Mossa dunque non da poco e tutt' altro che banale o rituale quella dei Regeni. Da non confondere con la mozione degli affetti o con la supplica al vertice di un regime militare. Non fosse altro perché puntare al bersaglio grosso - Al Sisi - significa anche indirettamente strappare al vuoto delle sue intenzioni prive di concretezza lo stesso Giuseppe Conte.
Venerdì scorso, infatti, a dimostrazione di quanto scoperto sia il nervo di chi pensa di uscire da questa vicenda spostando semplicemente l' appuntamento con la verità a data da destinarsi e alla buona volontà dell' interlocutore, il presidente del Consiglio ha voluto mettere immediatamente il cappello ( comunicandone l' esistenza) all' inoltro attraverso il nostro ministero di Giustizia della nuova rogatoria della procura di Roma al Cairo provando a vendere un atto autonomo della magistratura di cui, per legge, l' esecutivo è soltanto tramite, come un atto politico. Ad oggi, assente. A meno di non voler considerare come tale l' insediamento della Commissione parlamentare d' inchiesta che, va da sé, nulla ha a che fare con le prerogative e i poteri del governo.
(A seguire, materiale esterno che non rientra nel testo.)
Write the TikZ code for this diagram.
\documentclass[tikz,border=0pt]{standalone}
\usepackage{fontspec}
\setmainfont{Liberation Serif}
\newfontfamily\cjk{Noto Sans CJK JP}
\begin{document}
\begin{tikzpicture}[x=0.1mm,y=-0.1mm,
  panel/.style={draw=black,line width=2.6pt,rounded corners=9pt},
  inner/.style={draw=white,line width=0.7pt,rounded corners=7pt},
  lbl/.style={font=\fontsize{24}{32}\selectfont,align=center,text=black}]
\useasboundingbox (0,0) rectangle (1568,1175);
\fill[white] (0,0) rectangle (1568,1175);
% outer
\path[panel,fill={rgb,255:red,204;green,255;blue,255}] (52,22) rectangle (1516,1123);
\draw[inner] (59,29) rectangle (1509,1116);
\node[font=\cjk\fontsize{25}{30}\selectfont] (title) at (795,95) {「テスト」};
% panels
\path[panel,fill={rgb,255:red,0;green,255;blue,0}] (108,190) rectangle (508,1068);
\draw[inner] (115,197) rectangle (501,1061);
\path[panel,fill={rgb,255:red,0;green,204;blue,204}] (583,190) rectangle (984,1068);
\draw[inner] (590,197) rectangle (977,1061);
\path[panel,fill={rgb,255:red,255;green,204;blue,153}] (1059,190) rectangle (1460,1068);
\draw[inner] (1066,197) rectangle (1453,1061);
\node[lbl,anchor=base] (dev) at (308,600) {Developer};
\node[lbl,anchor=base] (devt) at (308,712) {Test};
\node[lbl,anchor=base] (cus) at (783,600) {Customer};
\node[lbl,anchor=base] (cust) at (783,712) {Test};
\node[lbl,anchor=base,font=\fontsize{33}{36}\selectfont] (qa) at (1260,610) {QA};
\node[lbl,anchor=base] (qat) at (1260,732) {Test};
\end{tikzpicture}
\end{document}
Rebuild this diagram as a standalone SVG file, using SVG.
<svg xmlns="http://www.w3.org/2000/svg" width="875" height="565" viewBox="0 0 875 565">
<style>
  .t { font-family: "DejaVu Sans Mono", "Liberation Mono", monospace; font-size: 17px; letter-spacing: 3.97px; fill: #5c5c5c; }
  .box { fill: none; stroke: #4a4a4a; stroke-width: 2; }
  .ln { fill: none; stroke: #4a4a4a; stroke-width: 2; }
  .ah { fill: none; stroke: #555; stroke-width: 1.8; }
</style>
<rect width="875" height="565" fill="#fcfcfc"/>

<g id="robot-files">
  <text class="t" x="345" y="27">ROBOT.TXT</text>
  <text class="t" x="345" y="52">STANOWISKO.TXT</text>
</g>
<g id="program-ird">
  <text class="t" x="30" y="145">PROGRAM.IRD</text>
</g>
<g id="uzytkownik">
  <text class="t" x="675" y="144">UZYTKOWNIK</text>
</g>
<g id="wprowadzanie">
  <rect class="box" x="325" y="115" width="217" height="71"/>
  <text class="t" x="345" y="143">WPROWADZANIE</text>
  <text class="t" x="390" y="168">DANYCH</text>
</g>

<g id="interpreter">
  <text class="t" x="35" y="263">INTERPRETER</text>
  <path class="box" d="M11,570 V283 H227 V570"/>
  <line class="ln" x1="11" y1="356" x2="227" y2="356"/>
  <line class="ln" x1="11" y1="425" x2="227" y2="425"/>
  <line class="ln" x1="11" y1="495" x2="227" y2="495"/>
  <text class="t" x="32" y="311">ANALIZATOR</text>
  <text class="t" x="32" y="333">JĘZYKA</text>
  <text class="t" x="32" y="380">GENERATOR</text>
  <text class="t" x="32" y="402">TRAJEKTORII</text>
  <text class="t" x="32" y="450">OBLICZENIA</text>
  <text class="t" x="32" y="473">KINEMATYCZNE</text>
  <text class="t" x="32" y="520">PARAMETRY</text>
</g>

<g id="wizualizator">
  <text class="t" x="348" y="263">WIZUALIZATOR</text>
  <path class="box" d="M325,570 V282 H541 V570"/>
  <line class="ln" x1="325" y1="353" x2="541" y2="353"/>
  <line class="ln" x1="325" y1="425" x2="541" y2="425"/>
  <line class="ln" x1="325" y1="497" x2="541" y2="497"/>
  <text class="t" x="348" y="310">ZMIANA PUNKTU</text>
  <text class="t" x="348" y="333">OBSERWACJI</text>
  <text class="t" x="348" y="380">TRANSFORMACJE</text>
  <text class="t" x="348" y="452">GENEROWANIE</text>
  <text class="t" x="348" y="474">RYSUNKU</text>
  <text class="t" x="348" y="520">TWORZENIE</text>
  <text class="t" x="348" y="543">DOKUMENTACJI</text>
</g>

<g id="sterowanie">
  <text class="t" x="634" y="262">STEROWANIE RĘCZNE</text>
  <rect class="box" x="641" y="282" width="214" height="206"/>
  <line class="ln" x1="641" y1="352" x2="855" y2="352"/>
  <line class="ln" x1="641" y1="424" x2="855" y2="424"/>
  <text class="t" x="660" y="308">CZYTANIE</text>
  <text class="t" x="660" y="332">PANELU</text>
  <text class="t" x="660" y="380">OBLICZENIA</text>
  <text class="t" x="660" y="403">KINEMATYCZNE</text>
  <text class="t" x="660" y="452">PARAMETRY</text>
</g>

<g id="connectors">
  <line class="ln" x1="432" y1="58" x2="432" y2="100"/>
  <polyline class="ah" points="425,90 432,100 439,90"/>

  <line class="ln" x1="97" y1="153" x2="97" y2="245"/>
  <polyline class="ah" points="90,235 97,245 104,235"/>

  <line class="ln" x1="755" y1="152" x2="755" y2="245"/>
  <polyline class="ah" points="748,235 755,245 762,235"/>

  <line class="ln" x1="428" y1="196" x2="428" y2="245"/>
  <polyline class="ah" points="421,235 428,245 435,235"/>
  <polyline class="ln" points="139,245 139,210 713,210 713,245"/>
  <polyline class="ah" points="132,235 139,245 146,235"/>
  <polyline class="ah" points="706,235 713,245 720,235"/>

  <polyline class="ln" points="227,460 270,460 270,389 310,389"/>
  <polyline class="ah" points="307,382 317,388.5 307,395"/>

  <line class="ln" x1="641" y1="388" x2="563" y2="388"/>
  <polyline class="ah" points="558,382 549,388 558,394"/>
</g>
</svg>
P. S. Anche " Repubblica" è in attesa da parte del presidente del Consiglio di una cortese risposta, quale essa sia, alla lettera aperta con cui il 29 aprile lo ha invitato a considerare la possibilità di assicurare protezione giuridica a chi, cittadino straniero, dovesse rendere alla procura di Roma testimonianza utile ad avvicinarsi alla verità sull' omicidio di Giulio Regeni.